§ 9. Mr. David Steel
asked the Secretary of State for Foreign and Commonwealth Affairs if he will make a statement on the policy that Her Majesty's Government are pursuing within the United Nations Organisation on the existence of Zionism.
§ Mr. Ennals
We have resolutely opposed the campaign against Zionism at the United Nations and will continue to do so.
§ Mr. Steel
I welcome that stance of the British Government. Is the right hon. 835 Gentleman aware that we particularly welcome the speech by Mr. Ivor Richard in his condemnation of the rôle which the United States Ambassador has played in the United Nations in stirring up antagonism towards Israel?
§ Mr. Ennals
I am glad that the hon. Gentleman supports the very firm position that we have taken on this resolution, to which I referred in answer to an earlier Question. Mr.

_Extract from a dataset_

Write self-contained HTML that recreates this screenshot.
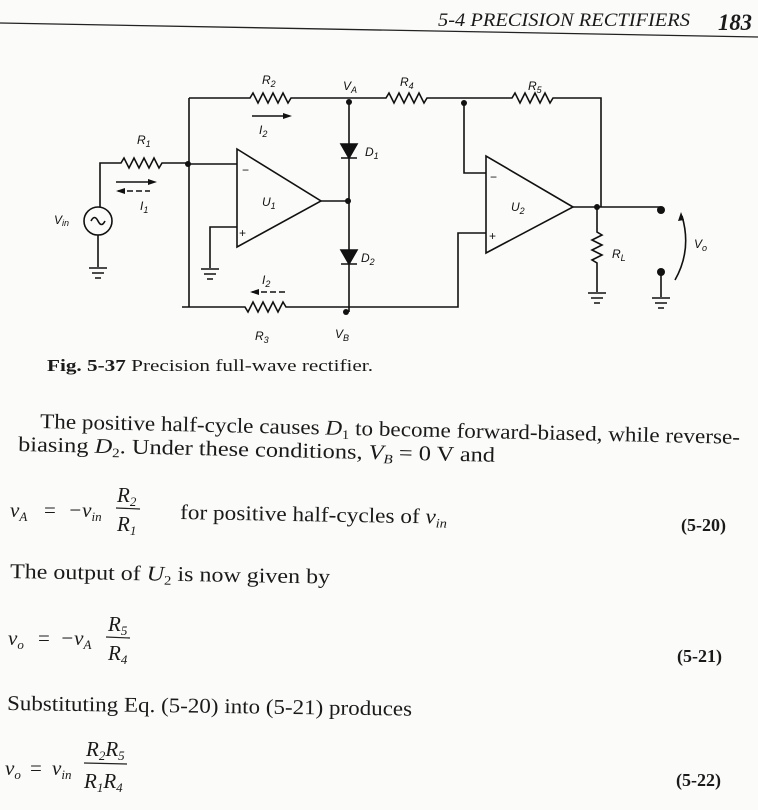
<!DOCTYPE html>
<html><head><meta charset="utf-8"><style>
html,body{margin:0;padding:0;background:#fbfbfa;}
svg{display:block}
.t{font-family:"Liberation Serif",serif;fill:#1a1a1a}
.s{font-family:"Liberation Sans",sans-serif;font-style:italic;fill:#111}
</style></head><body>
<svg width="758" height="810" viewBox="0 0 758 810" xmlns="http://www.w3.org/2000/svg">
<rect width="758" height="810" fill="#fbfbfa"/>
<!-- header -->
<line x1="0" y1="23" x2="758" y2="37" stroke="#222" stroke-width="1.3"/>
<text class="t" x="438" y="26" font-size="19" font-style="italic" textLength="252" lengthAdjust="spacingAndGlyphs">5-4  PRECISION RECTIFIERS</text>
<text class="t" x="718" y="30" font-size="23" font-style="italic" font-weight="bold" textLength="34" lengthAdjust="spacingAndGlyphs">183</text>

<g fill="none" stroke="#111" stroke-width="1.6">
<circle cx="98" cy="221" r="14"/>
<path d="M91 221 q3.5 -7 7 0 q3.5 7 7 0"/>
<path d="M100 207 V163 H121 l3 -5 l5 10 l5 -10 l5 10 l5 -10 l5 10 l5 -10 l5 10 l3 -5 H188"/>
<path d="M98 235 V267 M89 268 H107 M92 273 H104 M95 278 H101"/>
<path d="M188 164 H237 M189 98 V307 M189 98 H250 l3 -5 l5 10 l5 -10 l5 10 l5 -10 l5 10 l5 -10 l5 10 l3 -5 H386 l3 -5 l5 10 l5 -10 l5 10 l5 -10 l5 10 l5 -10 l5 10 l3 -5 H512 l3 -5 l5 10 l5 -10 l5 10 l5 -10 l5 10 l5 -10 l5 10 l3 -5 H601 V207"/>
<path d="M237 149 V247 L321 201 Z"/>
<path d="M237 227 H210 V268 M201 269 H219 M204 274 H216 M207 279 H213"/>
<path d="M321 201 H348 M349 102 V312"/>
<path d="M341 144 H357 L349 158 Z M341 158 H357" fill="#111"/>
<path d="M341 250 H357 L349 264 Z M341 264 H357" fill="#111"/>
<path d="M182 307 H245 l3 5 l5 -10 l5 10 l5 -10 l5 10 l5 -10 l5 10 l5 -10 l3 5 H458 V233 H486"/>
<path d="M464 103 V173 H486"/>
<path d="M486 156 V253 L573 207 Z"/>
<path d="M573 207 H661"/>
<path d="M597 207 V232 l5 3 l-10 5 l10 5 l-10 5 l10 5 l-10 5 l5 3 V292 M588 293 H606 M591 298 H603 M594 303 H600"/>
<path d="M661 272 V297 M652 298 H670 M655 303 H667 M658 308 H664"/>
<path d="M675 280 Q692 250 682 216"/>
<path d="M252 116 H285"/><path d="M116 182 H150"/>
<path d="M118 191 H150" stroke-dasharray="6 3"/>
<path d="M252 292 H285" stroke-dasharray="6 3"/>
</g>
<g fill="#111">
<circle cx="188" cy="164" r="3"/><circle cx="349" cy="102" r="3"/><circle cx="464" cy="103" r="3"/>
<circle cx="348" cy="201" r="3"/><circle cx="346" cy="312" r="3"/><circle cx="597" cy="207" r="3"/>
<circle cx="661" cy="210" r="4"/><circle cx="661" cy="272" r="4"/>
<path d="M292 116 l-9 -3 v6 Z"/><path d="M157 182 l-9 -3 v6 Z"/>
<path d="M116 191 l9 -3 v6 Z"/><path d="M250 292 l9 -3 v6 Z"/>
<path d="M681 212 l-3 9 l6 -1 Z"/>
</g>
<g class="s" font-size="12">
<text x="262" y="84">R<tspan font-size="9" dy="3">2</tspan></text>
<text x="343" y="90">V<tspan font-size="9" dy="3">A</tspan></text>
<text x="400" y="86">R<tspan font-size="9" dy="3">4</tspan></text>
<text x="528" y="90">R<tspan font-size="9" dy="3">5</tspan></text>
<text x="259" y="134">I<tspan font-size="9" dy="3">2</tspan></text>
<text x="137" y="144">R<tspan font-size="9" dy="3">1</tspan></text>
<text x="140" y="210">I<tspan font-size="9" dy="3">1</tspan></text>
<text x="262" y="206">U<tspan font-size="9" dy="3">1</tspan></text>
<text x="365" y="156">D<tspan font-size="9" dy="3">1</tspan></text>
<text x="361" y="262">D<tspan font-size="9" dy="3">2</tspan></text>
<text x="262" y="284">I<tspan font-size="9" dy="3">2</tspan></text>
<text x="255" y="340">R<tspan font-size="9" dy="3">3</tspan></text>
<text x="335" y="338">V<tspan font-size="9" dy="3">B</tspan></text>
<text x="511" y="211">U<tspan font-size="9" dy="3">2</tspan></text>
<text x="612" y="258">R<tspan font-size="9" dy="3">L</tspan></text>
<text x="694" y="248">V<tspan font-size="9" dy="3">o</tspan></text>
<text x="54" y="224">V<tspan font-size="9" dy="2">in</tspan></text>
<text x="242" y="174" font-style="normal">−</text>
<text x="239" y="237" font-style="normal">+</text>
<text x="490" y="181" font-style="normal">−</text>
<text x="489" y="240" font-style="normal">+</text>
</g>
<text class="t" x="47" y="371" font-size="17" textLength="326" lengthAdjust="spacingAndGlyphs"><tspan font-weight="bold">Fig. 5-37</tspan>   Precision full-wave rectifier.</text>

<g class="t" font-size="21">
<text x="40" y="428" transform="rotate(1.3 40 428)" textLength="700" lengthAdjust="spacingAndGlyphs">The positive half-cycle causes <tspan font-style="italic">D</tspan><tspan font-size="13" dy="4">1</tspan><tspan dy="-4"> to become forward-biased, while reverse-</tspan></text>
<text x="18" y="451" transform="rotate(1.3 18 451)" textLength="477" lengthAdjust="spacingAndGlyphs">biasing <tspan font-style="italic">D</tspan><tspan font-size="13" dy="4">2</tspan><tspan dy="-4">. Under these conditions, </tspan><tspan font-style="italic">V</tspan><tspan font-size="13" dy="4" font-style="italic">B</tspan><tspan dy="-4"> = 0 V and</tspan></text>

<text x="10" y="517" font-style="italic">v<tspan font-size="13" dy="4">A</tspan></text>
<text x="44" y="517">=</text>
<text x="68" y="517" font-style="italic">−v<tspan font-size="13" dy="4">in</tspan></text>
<text x="117" y="502" font-style="italic">R<tspan font-size="13" dy="4">2</tspan></text>
<line x1="116" y1="508" x2="140" y2="509" stroke="#222" stroke-width="1.2"/>
<text x="117" y="531" font-style="italic">R<tspan font-size="13" dy="4">1</tspan></text>
<text x="180" y="519" transform="rotate(1 180 519)" textLength="267" lengthAdjust="spacingAndGlyphs">for positive half-cycles of <tspan font-style="italic">v</tspan><tspan font-size="13" dy="4" font-style="italic">in</tspan></text>
<text x="681" y="531" font-size="18" font-weight="bold">(5-20)</text>

<text x="10" y="578" transform="rotate(1 10 578)" textLength="320" lengthAdjust="spacingAndGlyphs">The output of <tspan font-style="italic">U</tspan><tspan font-size="13" dy="4">2</tspan><tspan dy="-4"> is now given by</tspan></text>

<text x="8" y="645" font-style="italic">v<tspan font-size="13" dy="4">o</tspan></text>
<text x="38" y="645">=</text>
<text x="60" y="645" font-style="italic">−v<tspan font-size="13" dy="4">A</tspan></text>
<text x="108" y="631" font-style="italic">R<tspan font-size="13" dy="4">5</tspan></text>
<line x1="106" y1="637" x2="130" y2="638" stroke="#222" stroke-width="1.2"/>
<text x="108" y="660" font-style="italic">R<tspan font-size="13" dy="4">4</tspan></text>
<text x="677" y="662" font-size="18" font-weight="bold">(5-21)</text>

<text x="7" y="710" transform="rotate(0.8 7 710)" textLength="405" lengthAdjust="spacingAndGlyphs">Substituting Eq. (5-20) into (5-21) produces</text>

<text x="5" y="775" font-style="italic">v<tspan font-size="13" dy="4">o</tspan></text>
<text x="30" y="775">=</text>
<text x="52" y="775" font-style="italic">v<tspan font-size="13" dy="4">in</tspan></text>
<text x="86" y="756" font-style="italic">R<tspan font-size="13" dy="4">2</tspan><tspan dy="-4">R</tspan><tspan font-size="13" dy="4">5</tspan></text>
<line x1="84" y1="763" x2="127" y2="764" stroke="#222" stroke-width="1.2"/>
<text x="84" y="788" font-style="italic">R<tspan font-size="13" dy="4">1</tspan><tspan dy="-4">R</tspan><tspan font-size="13" dy="4">4</tspan></text>
<text x="676" y="786" font-size="18" font-weight="bold">(5-22)</text>
</g>
</svg>
</body></html>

Ivor Richard made a very outspoken speech in the General Assembly condemning that resolution. I have read Mr. Richard's speech to the American Association for the United Nations and it made no mention of Mr. Moynihan. All this story is sheer Press speculation.
§ Mr. Greville Janner
Is my right hon. Friend aware that the Government's outspoken and staunch opposition to this disgraceful resolution in the United Nations is very much appreciated by all, in this House and outside, who value the continued and lively existence of the State of Israel?
§ Mr. Walters
Although in many ways the resolution and the discussion at the United Nations were ill conceived, does not the right hon. Gentleman agree that they should not distract attention from the realities of the situation? One very important point is that the Israelis are continuing to build new settlements on the West Bank and on other occupied territories, which will make it more difficult for them eventually to withdraw. As there will not be a settlement without withdrawal, should there not be more concentration on this aspect?
§ Mr. Ennals
Without necessarily disagreeing with much of what the hon. Gentleman said, I should point out that our principal condemnation of this resolution is that it sought to put into one framework two subjects which in our view were totally different. There is plenty of opportunity for serious debate in the United Nations about the problems of the Middle East and plenty of opportunity for campaigning against racialism. Our regret was that what was virtually a unanimous agreement of the United Nations to have a campaign against racialism divided the United Nations down 836 the middle because the two issues were unnecessarily pushed together.